** start of Data **

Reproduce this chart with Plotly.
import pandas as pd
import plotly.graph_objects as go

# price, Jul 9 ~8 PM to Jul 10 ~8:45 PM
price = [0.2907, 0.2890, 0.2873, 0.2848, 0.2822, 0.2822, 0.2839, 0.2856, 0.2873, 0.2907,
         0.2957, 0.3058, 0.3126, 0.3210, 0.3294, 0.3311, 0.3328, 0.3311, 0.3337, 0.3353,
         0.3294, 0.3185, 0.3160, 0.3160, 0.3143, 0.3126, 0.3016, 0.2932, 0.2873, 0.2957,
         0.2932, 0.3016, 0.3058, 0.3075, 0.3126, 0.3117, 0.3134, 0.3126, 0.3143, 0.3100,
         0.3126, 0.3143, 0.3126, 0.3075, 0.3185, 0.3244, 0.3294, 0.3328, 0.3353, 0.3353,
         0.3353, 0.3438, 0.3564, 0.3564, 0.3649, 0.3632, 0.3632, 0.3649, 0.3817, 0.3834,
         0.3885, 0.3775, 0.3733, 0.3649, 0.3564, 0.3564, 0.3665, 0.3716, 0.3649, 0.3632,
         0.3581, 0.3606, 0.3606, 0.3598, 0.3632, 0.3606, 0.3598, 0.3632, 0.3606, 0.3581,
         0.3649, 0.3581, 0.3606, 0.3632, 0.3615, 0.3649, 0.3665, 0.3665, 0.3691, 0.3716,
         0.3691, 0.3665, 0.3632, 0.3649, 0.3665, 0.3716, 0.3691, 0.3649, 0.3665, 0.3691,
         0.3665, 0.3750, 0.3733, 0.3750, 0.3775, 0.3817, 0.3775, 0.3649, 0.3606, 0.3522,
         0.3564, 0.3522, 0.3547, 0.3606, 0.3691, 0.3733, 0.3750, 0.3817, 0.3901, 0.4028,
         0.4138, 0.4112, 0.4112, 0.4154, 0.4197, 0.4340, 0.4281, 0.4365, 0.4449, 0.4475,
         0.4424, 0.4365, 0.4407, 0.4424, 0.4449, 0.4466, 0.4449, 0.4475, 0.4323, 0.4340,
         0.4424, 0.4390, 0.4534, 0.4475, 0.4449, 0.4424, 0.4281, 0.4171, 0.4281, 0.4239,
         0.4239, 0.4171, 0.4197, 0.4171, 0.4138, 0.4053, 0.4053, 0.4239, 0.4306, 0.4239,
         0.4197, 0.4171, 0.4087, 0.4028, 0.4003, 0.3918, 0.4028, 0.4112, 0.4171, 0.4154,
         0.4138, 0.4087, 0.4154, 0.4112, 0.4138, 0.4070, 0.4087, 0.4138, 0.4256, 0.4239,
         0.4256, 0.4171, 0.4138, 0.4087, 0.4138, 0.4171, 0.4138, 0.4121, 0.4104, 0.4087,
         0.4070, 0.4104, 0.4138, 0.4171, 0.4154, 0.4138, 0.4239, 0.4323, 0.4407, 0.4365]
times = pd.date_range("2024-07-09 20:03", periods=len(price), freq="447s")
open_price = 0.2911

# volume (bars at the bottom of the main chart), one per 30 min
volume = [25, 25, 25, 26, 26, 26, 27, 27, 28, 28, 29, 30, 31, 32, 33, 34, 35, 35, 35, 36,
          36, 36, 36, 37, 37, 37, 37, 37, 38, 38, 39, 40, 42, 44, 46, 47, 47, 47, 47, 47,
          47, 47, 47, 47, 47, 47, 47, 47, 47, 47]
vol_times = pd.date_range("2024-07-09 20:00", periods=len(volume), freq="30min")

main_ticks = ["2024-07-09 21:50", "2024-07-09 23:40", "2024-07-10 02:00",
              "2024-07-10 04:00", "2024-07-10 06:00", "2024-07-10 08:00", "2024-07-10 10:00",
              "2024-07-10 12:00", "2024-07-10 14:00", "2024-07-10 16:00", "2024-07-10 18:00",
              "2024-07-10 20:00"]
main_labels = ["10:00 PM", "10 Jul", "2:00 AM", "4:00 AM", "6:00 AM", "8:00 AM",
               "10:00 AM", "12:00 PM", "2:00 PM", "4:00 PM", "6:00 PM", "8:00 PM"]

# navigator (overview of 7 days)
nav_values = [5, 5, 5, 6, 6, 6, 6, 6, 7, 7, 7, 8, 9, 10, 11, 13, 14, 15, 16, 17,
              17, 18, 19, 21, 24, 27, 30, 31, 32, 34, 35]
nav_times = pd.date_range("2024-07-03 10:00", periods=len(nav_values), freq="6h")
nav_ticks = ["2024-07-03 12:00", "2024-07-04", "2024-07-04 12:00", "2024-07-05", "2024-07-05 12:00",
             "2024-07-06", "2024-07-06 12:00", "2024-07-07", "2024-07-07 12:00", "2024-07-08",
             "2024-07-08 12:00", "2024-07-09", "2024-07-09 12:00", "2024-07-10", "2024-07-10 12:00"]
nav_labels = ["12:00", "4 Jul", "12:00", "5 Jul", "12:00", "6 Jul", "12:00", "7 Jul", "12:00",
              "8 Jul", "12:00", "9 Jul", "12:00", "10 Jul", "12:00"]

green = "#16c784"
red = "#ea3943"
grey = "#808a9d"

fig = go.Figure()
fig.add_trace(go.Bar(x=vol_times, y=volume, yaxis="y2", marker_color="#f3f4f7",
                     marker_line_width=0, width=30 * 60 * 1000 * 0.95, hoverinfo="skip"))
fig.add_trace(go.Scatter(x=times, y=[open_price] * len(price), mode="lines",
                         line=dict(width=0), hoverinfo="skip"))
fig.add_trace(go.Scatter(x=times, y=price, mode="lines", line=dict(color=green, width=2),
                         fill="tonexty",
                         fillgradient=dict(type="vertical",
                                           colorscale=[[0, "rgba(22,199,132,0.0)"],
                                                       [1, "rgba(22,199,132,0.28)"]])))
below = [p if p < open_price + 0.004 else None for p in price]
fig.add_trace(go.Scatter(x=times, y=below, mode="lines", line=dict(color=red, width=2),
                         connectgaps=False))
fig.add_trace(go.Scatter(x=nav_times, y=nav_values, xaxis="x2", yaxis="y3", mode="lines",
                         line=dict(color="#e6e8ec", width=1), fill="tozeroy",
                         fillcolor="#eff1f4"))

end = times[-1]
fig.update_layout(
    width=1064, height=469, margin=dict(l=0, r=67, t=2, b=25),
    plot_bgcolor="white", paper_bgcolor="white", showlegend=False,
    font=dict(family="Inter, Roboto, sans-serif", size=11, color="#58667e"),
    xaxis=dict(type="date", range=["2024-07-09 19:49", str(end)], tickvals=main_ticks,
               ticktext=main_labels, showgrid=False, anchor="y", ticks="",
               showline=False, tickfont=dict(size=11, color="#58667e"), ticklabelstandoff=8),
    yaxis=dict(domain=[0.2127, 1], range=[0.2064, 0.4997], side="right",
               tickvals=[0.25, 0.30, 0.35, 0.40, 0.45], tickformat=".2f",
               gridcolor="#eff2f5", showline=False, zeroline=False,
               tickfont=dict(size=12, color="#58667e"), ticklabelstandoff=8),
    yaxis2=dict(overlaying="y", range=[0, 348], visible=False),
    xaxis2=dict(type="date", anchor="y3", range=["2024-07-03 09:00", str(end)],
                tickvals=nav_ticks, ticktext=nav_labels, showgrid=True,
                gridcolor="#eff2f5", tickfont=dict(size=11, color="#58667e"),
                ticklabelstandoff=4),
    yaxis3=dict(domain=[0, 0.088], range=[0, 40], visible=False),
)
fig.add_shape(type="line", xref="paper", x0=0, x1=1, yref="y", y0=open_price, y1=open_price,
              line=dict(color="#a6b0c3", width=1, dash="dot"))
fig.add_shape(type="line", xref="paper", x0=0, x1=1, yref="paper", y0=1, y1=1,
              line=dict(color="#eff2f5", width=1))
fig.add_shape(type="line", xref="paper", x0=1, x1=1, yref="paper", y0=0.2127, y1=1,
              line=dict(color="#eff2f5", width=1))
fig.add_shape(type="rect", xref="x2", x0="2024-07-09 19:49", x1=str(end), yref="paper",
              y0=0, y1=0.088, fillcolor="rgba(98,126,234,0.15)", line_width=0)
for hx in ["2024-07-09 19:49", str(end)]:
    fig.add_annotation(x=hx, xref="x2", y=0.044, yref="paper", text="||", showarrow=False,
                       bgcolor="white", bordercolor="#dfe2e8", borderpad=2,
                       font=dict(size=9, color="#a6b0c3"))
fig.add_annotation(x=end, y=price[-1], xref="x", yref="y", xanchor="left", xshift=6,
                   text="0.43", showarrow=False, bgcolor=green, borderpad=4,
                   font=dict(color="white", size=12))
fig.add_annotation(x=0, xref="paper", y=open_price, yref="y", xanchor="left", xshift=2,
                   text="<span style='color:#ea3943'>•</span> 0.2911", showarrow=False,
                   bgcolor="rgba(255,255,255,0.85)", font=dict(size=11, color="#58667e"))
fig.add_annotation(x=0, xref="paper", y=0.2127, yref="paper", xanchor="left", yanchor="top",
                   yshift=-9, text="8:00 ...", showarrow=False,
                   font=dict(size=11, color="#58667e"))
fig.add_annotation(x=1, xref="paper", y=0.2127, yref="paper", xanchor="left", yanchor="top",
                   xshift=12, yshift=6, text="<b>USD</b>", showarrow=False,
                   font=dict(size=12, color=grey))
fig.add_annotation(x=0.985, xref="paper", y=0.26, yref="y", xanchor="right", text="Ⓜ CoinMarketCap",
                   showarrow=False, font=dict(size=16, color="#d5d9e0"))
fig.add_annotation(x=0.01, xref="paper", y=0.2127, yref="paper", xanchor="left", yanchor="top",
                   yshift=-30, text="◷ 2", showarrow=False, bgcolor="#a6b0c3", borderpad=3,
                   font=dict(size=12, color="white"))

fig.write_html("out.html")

** end of Data **

## Exercise aim
Extract the first line above and each line after it up to and including the one with "open_price = 0.2911", please, exactly and with nothing else.

## Exercise answer
Reproduce this chart with Plotly.
import pandas as pd
import plotly.graph_objects as go

# price, Jul 9 ~8 PM to Jul 10 ~8:45 PM
price = [0.2907, 0.2890, 0.2873, 0.2848, 0.2822, 0.2822, 0.2839, 0.2856, 0.2873, 0.2907,
         0.2957, 0.3058, 0.3126, 0.3210, 0.3294, 0.3311, 0.3328, 0.3311, 0.3337, 0.3353,
         0.3294, 0.3185, 0.3160, 0.3160, 0.3143, 0.3126, 0.3016, 0.2932, 0.2873, 0.2957,
         0.2932, 0.3016, 0.3058, 0.3075, 0.3126, 0.3117, 0.3134, 0.3126, 0.3143, 0.3100,
         0.3126, 0.3143, 0.3126, 0.3075, 0.3185, 0.3244, 0.3294, 0.3328, 0.3353, 0.3353,
         0.3353, 0.3438, 0.3564, 0.3564, 0.3649, 0.3632, 0.3632, 0.3649, 0.3817, 0.3834,
         0.3885, 0.3775, 0.3733, 0.3649, 0.3564, 0.3564, 0.3665, 0.3716, 0.3649, 0.3632,
         0.3581, 0.3606, 0.3606, 0.3598, 0.3632, 0.3606, 0.3598, 0.3632, 0.3606, 0.3581,
         0.3649, 0.3581, 0.3606, 0.3632, 0.3615, 0.3649, 0.3665, 0.3665, 0.3691, 0.3716,
         0.3691, 0.3665, 0.3632, 0.3649, 0.3665, 0.3716, 0.3691, 0.3649, 0.3665, 0.3691,
         0.3665, 0.3750, 0.3733, 0.3750, 0.3775, 0.3817, 0.3775, 0.3649, 0.3606, 0.3522,
         0.3564, 0.3522, 0.3547, 0.3606, 0.3691, 0.3733, 0.3750, 0.3817, 0.3901, 0.4028,
         0.4138, 0.4112, 0.4112, 0.4154, 0.4197, 0.4340, 0.4281, 0.4365, 0.4449, 0.4475,
         0.4424, 0.4365, 0.4407, 0.4424, 0.4449, 0.4466, 0.4449, 0.4475, 0.4323, 0.4340,
         0.4424, 0.4390, 0.4534, 0.4475, 0.4449, 0.4424, 0.4281, 0.4171, 0.4281, 0.4239,
         0.4239, 0.4171, 0.4197, 0.4171, 0.4138, 0.4053, 0.4053, 0.4239, 0.4306, 0.4239,
         0.4197, 0.4171, 0.4087, 0.4028, 0.4003, 0.3918, 0.4028, 0.4112, 0.4171, 0.4154,
         0.4138, 0.4087, 0.4154, 0.4112, 0.4138, 0.4070, 0.4087, 0.4138, 0.4256, 0.4239,
         0.4256, 0.4171, 0.4138, 0.4087, 0.4138, 0.4171, 0.4138, 0.4121, 0.4104, 0.4087,
         0.4070, 0.4104, 0.4138, 0.4171, 0.4154, 0.4138, 0.4239, 0.4323, 0.4407, 0.4365]
times = pd.date_range("2024-07-09 20:03", periods=len(price), freq="447s")
open_price = 0.2911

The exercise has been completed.